In middle school, I graduated to back pain. I don’t remember if it took awhile for people to take me seriously or not. I do remember describing what I went through sometimes, as the muscles in my back gripping tight and refusing to let go (spasms). I remember I got pretty good care. I went through dozens of tests including five million scoliosis exams, XRays, an MRI, and a bone scan. A couple of those were damn near terrifying considering my phobia of needles and enclosed spaces.  The most frustrating part was that they couldn’t figure out what was wrong with me. I was diagnosed with chronic back problems. They thought maybe I had injured myself from carrying around a 25 pound french horn and a backpack that weighed even more as well as carrying my emotions in my back muscles. I went to a gifted and talented school and was pushed to be a high achiever. I was under too much stress for a thirteen year old.  They sent me to stress management counseling where I learned how to meditate (a skill that has been very useful to me over the years). In the end, my mom sought out chiropractic care and massage therapy. Both were considered way more alternative than they are now. But I actually found answers and relief. Although my situation would remain chronic.

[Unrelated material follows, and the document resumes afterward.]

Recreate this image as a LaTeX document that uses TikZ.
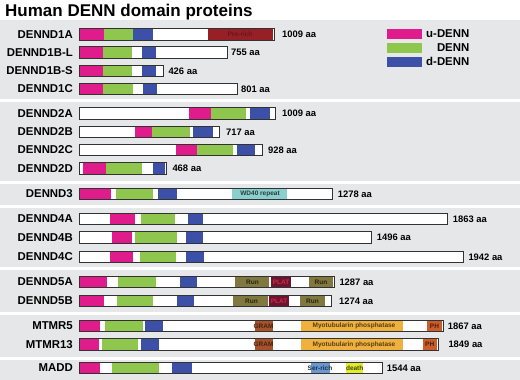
\documentclass[tikz,border=0pt]{standalone}
\usepackage{fontspec}
\setmainfont{Liberation Sans}

\definecolor{panelgray}{RGB}{230,231,232}
\definecolor{bardark}{RGB}{50,50,50}
\definecolor{udennc}{RGB}{224,28,140}
\definecolor{dennc}{RGB}{142,198,78}
\definecolor{ddennc}{RGB}{60,80,168}
\definecolor{prorichc}{RGB}{150,32,38}
\definecolor{wdc}{RGB}{138,206,206}
\definecolor{runc}{RGB}{128,120,62}
\definecolor{platc}{RGB}{108,20,48}
\definecolor{plattext}{RGB}{210,40,72}
\definecolor{gramc}{RGB}{168,82,44}
\definecolor{myoc}{RGB}{240,176,62}
\definecolor{phc}{RGB}{204,92,42}
\definecolor{serc}{RGB}{104,152,210}
\definecolor{deathc}{RGB}{226,238,44}

\begin{document}
\begin{tikzpicture}[
        x=1pt, y=-1pt,
        panel/.style={fill=panelgray},
        bar/.style={draw=bardark, line width=1pt},
        udenn/.style={fill=udennc},
        denn/.style={fill=dennc},
        ddenn/.style={fill=ddennc},
        protname/.style={font=\fontsize{11.4}{13}\selectfont\bfseries, anchor=east, inner sep=0pt},
        aalen/.style={font=\fontsize{9.4}{11}\selectfont\bfseries, anchor=west, inner sep=0pt},
        dlabel/.style={font=\fontsize{6.5}{7}\selectfont\bfseries, inner sep=0pt}
    ]
        \useasboundingbox (0,0) rectangle (520,380);
        \node[font=\fontsize{17}{20}\selectfont\bfseries, anchor=base west, inner sep=0pt] (title) at (5,16.7) {Human DENN domain proteins};

        % grey panels
        \fill[panel] (0,20) rectangle (520,99);
        \fill[panel] (0,102) rectangle (520,181);
        \fill[panel] (0,184) rectangle (520,205);
        \fill[panel] (0,208) rectangle (520,267);
        \fill[panel] (0,270) rectangle (520,312);
        \fill[panel] (0,315) rectangle (520,357);
        \fill[panel] (0,360) rectangle (520,380);

        % legend
        \fill[udenn] (386.7,29.3) rectangle (422.3,39);
        \fill[denn] (386.7,43.3) rectangle (422.3,52.7);
        \fill[ddenn] (386.7,56.7) rectangle (422.3,66.7);
        \node[protname] (keyu) at (469.5,34) {u-DENN};
        \node[protname] (keyd) at (469.5,48) {DENN};
        \node[protname] (keydd) at (469.5,61.5) {d-DENN};

        % DENND1
        \begin{scope}[shift={(0,34.5)}]
            \fill[white] (79,-5.8) rectangle (274,5.8);
            \fill[udenn] (79,-5.8) rectangle (104,5.8);
            \fill[denn] (104,-5.8) rectangle (133.3,5.8);
            \fill[ddenn] (133.3,-5.8) rectangle (153.3,5.8);
            \fill[prorichc] (208,-5.8) rectangle (272.5,5.8);
            \node[dlabel, text=prorichc!70!black] (prorich) at (240,0) {Pro-rich};
            \draw[bar] (79,-5.8) rectangle (274,5.8);
            \node[protname] (d1a) at (73,0) {DENND1A};
            \node[aalen] (l1a) at (282,0) {1009 aa};
        \end{scope}
        \begin{scope}[shift={(0,52.5)}]
            \fill[white] (79,-5.8) rectangle (227,5.8);
            \fill[udenn] (79,-5.8) rectangle (103.3,5.8);
            \fill[denn] (103.3,-5.8) rectangle (131.7,5.8);
            \fill[ddenn] (141.7,-5.8) rectangle (156,5.8);
            \draw[bar] (79,-5.8) rectangle (227,5.8);
            \node[protname] (d1bl) at (73,0) {DENND1B-L};
            \node[aalen] (l1bl) at (231,0) {755 aa};
        \end{scope}
        \begin{scope}[shift={(0,71)}]
            \fill[white] (79,-5.8) rectangle (163.3,5.8);
            \fill[udenn] (79,-5.8) rectangle (103.3,5.8);
            \fill[denn] (103.3,-5.8) rectangle (132,5.8);
            \fill[ddenn] (142,-5.8) rectangle (156,5.8);
            \draw[bar] (79,-5.8) rectangle (163.3,5.8);
            \node[protname] (d1bs) at (73,0) {DENND1B-S};
            \node[aalen] (l1bs) at (168.3,0) {426 aa};
        \end{scope}
        \begin{scope}[shift={(0,89)}]
            \fill[white] (79,-5.8) rectangle (237,5.8);
            \fill[udenn] (79,-5.8) rectangle (103.3,5.8);
            \fill[denn] (103.3,-5.8) rectangle (132.7,5.8);
            \fill[ddenn] (142.7,-5.8) rectangle (156.7,5.8);
            \draw[bar] (79,-5.8) rectangle (237,5.8);
            \node[protname] (d1c) at (73,0) {DENND1C};
            \node[aalen] (l1c) at (241,0) {801 aa};
        \end{scope}

        % DENND2
        \begin{scope}[shift={(0,113.5)}]
            \fill[white] (79,-5.8) rectangle (275.5,5.8);
            \fill[udenn] (189.3,-5.8) rectangle (210.7,5.8);
            \fill[denn] (210.7,-5.8) rectangle (245.7,5.8);
            \fill[ddenn] (250,-5.8) rectangle (270,5.8);
            \draw[bar] (79,-5.8) rectangle (275.5,5.8);
            \node[protname] (d2a) at (73,0) {DENND2A};
            \node[aalen] (l2a) at (282,0) {1009 aa};
        \end{scope}
        \begin{scope}[shift={(0,132)}]
            \fill[white] (79,-5.8) rectangle (219,5.8);
            \fill[udenn] (135,-5.8) rectangle (151.7,5.8);
            \fill[denn] (151.7,-5.8) rectangle (190,5.8);
            \fill[ddenn] (192.7,-5.8) rectangle (212.7,5.8);
            \draw[bar] (79,-5.8) rectangle (219,5.8);
            \node[protname] (d2b) at (73,0) {DENND2B};
            \node[aalen] (l2b) at (226,0) {717 aa};
        \end{scope}
        \begin{scope}[shift={(0,150)}]
            \fill[white] (79,-5.8) rectangle (262,5.8);
            \fill[udenn] (175.7,-5.8) rectangle (197.3,5.8);
            \fill[denn] (197.3,-5.8) rectangle (232.7,5.8);
            \fill[ddenn] (237.3,-5.8) rectangle (255,5.8);
            \draw[bar] (79,-5.8) rectangle (262,5.8);
            \node[protname] (d2c) at (73,0) {DENND2C};
            \node[aalen] (l2c) at (268,0) {928 aa};
        \end{scope}
        \begin{scope}[shift={(0,168.5)}]
            \fill[white] (79,-5.8) rectangle (166,5.8);
            \fill[udenn] (83.3,-5.8) rectangle (106,5.8);
            \fill[denn] (106,-5.8) rectangle (141.7,5.8);
            \fill[ddenn] (152.7,-5.8) rectangle (165,5.8);
            \draw[bar] (79,-5.8) rectangle (166,5.8);
            \node[protname] (d2d) at (73,0) {DENND2D};
            \node[aalen] (l2d) at (172.3,0) {468 aa};
        \end{scope}

        % DENND3
        \begin{scope}[shift={(0,194)}]
            \fill[white] (79,-5.8) rectangle (332.7,5.8);
            \fill[udenn] (79,-5.8) rectangle (111,5.8);
            \fill[denn] (116,-5.8) rectangle (152.7,5.8);
            \fill[ddenn] (158.3,-5.8) rectangle (176.7,5.8);
            \fill[wdc] (232.3,-5.8) rectangle (286.7,5.8);
            \node[dlabel, text=wdc!30!black] (wd40) at (260,0) {WD40 repeat};
            \draw[bar] (79,-5.8) rectangle (332.7,5.8);
            \node[protname] (d3) at (73,0) {DENND3};
            \node[aalen] (l3) at (337.7,0) {1278 aa};
        \end{scope}

        % DENND4
        \begin{scope}[shift={(0,219)}]
            \fill[white] (79,-5.8) rectangle (447.3,5.8);
            \fill[udenn] (110,-5.8) rectangle (135,5.8);
            \fill[denn] (141,-5.8) rectangle (175,5.8);
            \fill[ddenn] (188.3,-5.8) rectangle (203.3,5.8);
            \draw[bar] (79,-5.8) rectangle (447.3,5.8);
            \node[protname] (d4a) at (73,0) {DENND4A};
            \node[aalen] (l4a) at (452.7,0) {1863 aa};
        \end{scope}
        \begin{scope}[shift={(0,237.5)}]
            \fill[white] (79,-5.8) rectangle (371,5.8);
            \fill[udenn] (112.3,-5.8) rectangle (132.3,5.8);
            \fill[denn] (135,-5.8) rectangle (177.3,5.8);
            \fill[ddenn] (185.7,-5.8) rectangle (203.3,5.8);
            \draw[bar] (79,-5.8) rectangle (371,5.8);
            \node[protname] (d4b) at (73,0) {DENND4B};
            \node[aalen] (l4b) at (376.7,0) {1496 aa};
        \end{scope}
        \begin{scope}[shift={(0,257)}]
            \fill[white] (79,-5.8) rectangle (463,5.8);
            \fill[udenn] (110,-5.8) rectangle (132.7,5.8);
            \fill[denn] (140,-5.8) rectangle (175.7,5.8);
            \fill[ddenn] (185.7,-5.8) rectangle (204,5.8);
            \draw[bar] (79,-5.8) rectangle (463,5.8);
            \node[protname] (d4c) at (73,0) {DENND4C};
            \node[aalen] (l4c) at (468.3,0) {1942 aa};
        \end{scope}

        % DENND5
        \begin{scope}[shift={(0,282)}]
            \fill[white] (79,-5.8) rectangle (334,5.8);
            \fill[udenn] (79,-5.8) rectangle (107.3,5.8);
            \fill[denn] (117.7,-5.8) rectangle (155.7,5.8);
            \fill[ddenn] (180,-5.8) rectangle (197.3,5.8);
            \fill[runc] (235,-5.8) rectangle (269,5.8);
            \fill[platc] (270.5,-5.8) rectangle (291,5.8);
            \fill[runc] (309.3,-5.8) rectangle (333,5.8);
            \node[dlabel, text=runc!30!black] (run5a) at (252.5,0) {Run};
            \node[dlabel, text=plattext] (plat5a) at (281,0) {PLAT};
            \node[dlabel, text=runc!30!black] (runc5a) at (321,0) {Run};
            \draw[bar] (79,-5.8) rectangle (334,5.8);
            \node[protname] (d5a) at (73,0) {DENND5A};
            \node[aalen] (l5a) at (339.3,0) {1287 aa};
        \end{scope}
        \begin{scope}[shift={(0,301)}]
            \fill[white] (79,-5.8) rectangle (331.7,5.8);
            \fill[udenn] (79,-5.8) rectangle (104.3,5.8);
            \fill[denn] (116.7,-5.8) rectangle (153.3,5.8);
            \fill[ddenn] (176.7,-5.8) rectangle (194.3,5.8);
            \fill[runc] (233.3,-5.8) rectangle (268.3,5.8);
            \fill[platc] (269,-5.8) rectangle (289,5.8);
            \fill[runc] (300,-5.8) rectangle (325,5.8);
            \node[dlabel, text=runc!30!black] (run5b) at (251.5,0) {Run};
            \node[dlabel, text=plattext] (plat5b) at (279,0) {PLAT};
            \node[dlabel, text=runc!30!black] (runc5b) at (312.5,0) {Run};
            \draw[bar] (79,-5.8) rectangle (331.7,5.8);
            \node[protname] (d5b) at (73,0) {DENND5B};
            \node[aalen] (l5b) at (339,0) {1274 aa};
        \end{scope}

        % MTMR
        \begin{scope}[shift={(0,326)}]
            \fill[white] (79,-5.8) rectangle (443.3,5.8);
            \fill[udenn] (79,-5.8) rectangle (100,5.8);
            \fill[denn] (105.3,-5.8) rectangle (142.7,5.8);
            \fill[ddenn] (145,-5.8) rectangle (162.7,5.8);
            \fill[gramc] (255,-5.8) rectangle (273,5.8);
            \fill[myoc] (300.7,-5.8) rectangle (402.7,5.8);
            \fill[phc] (427.3,-5.8) rectangle (441.7,5.8);
            \node[dlabel, text=gramc!40!black] (gram5) at (263.5,0) {GRAM};
            \node[dlabel, text=myoc!35!black] (myo5) at (354,0) {Myotubularin phosphatase};
            \node[dlabel, text=phc!35!black] (ph5) at (434.5,0) {PH};
            \draw[bar] (79,-5.8) rectangle (443.3,5.8);
            \node[protname] (mt5) at (73,0) {MTMR5};
            \node[aalen] (lmt5) at (447.7,0) {1867 aa};
        \end{scope}
        \begin{scope}[shift={(0,344.5)}]
            \fill[white] (79,-5.8) rectangle (438.3,5.8);
            \fill[udenn] (79,-5.8) rectangle (99.3,5.8);
            \fill[denn] (101.7,-5.8) rectangle (138.3,5.8);
            \fill[ddenn] (141,-5.8) rectangle (159.3,5.8);
            \fill[gramc] (255,-5.8) rectangle (273,5.8);
            \fill[myoc] (300.7,-5.8) rectangle (402.7,5.8);
            \fill[phc] (422.7,-5.8) rectangle (436.7,5.8);
            \node[dlabel, text=gramc!40!black] (gram13) at (263.5,0) {GRAM};
            \node[dlabel, text=myoc!35!black] (myo13) at (354,0) {Myotubularin phosphatase};
            \node[dlabel, text=phc!35!black] (ph13) at (429.7,0) {PH};
            \draw[bar] (79,-5.8) rectangle (438.3,5.8);
            \node[protname] (mt13) at (73,0) {MTMR13};
            \node[aalen] (lmt13) at (448.3,0) {1849 aa};
        \end{scope}

        % MADD
        \begin{scope}[shift={(0,368)}]
            \fill[white] (79,-5.8) rectangle (382.7,5.8);
            \fill[udenn] (79,-5.8) rectangle (100,5.8);
            \fill[denn] (111.7,-5.8) rectangle (159.3,5.8);
            \fill[ddenn] (171.7,-5.8) rectangle (192.3,5.8);
            \fill[serc] (311,-5.8) rectangle (330,5.8);
            \fill[deathc] (346,-5.8) rectangle (363.3,5.8);
            \node[dlabel, text=serc!30!black] (ser) at (320,0) {Ser-rich};
            \node[dlabel, text=deathc!30!black] (death) at (354.7,0) {death};
            \draw[bar] (79,-5.8) rectangle (382.7,5.8);
            \node[protname] (madd) at (73,0) {MADD};
            \node[aalen] (lmadd) at (386.7,0) {1544 aa};
        \end{scope}
    \end{tikzpicture}
\end{document}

Over the years I was able to achieve lower levels of pain and many, many pain-free days. I was able to remain moderately active. I didn’t need any prescriptions. I was never bed-bound. It became routine. Familiar. I was actually proud of my tolerance, considering it fairly high because I dealt with pain so often. It didn’t have a scientific name and I never wrote “back problems” down under medical issues. Life carried on.

At twenty nine I was pregnant. Along with many other issues including but not limited to debilitating fatigue, oily hair, burning acne on my chest, horrible depression and suicidal ideation, my old friend Severe Pain returned. It was most prominent in my tail bone, butt bones, and pubic bone and it started early. They liked to tell me that my body was preparing for labor and I would just stare at them like ,”Guys, I’m only two months in.” Exercising? Out of the question. Walking became ridiculous too. Rolling over in bed? Agony. It has come to my attention that I was probably suffering from Symphysis pubis dysfunction but even if I had gotten them to diagnose this, they still would have waved it off.

It set the precedent for the next two years: being in pain and being ignored.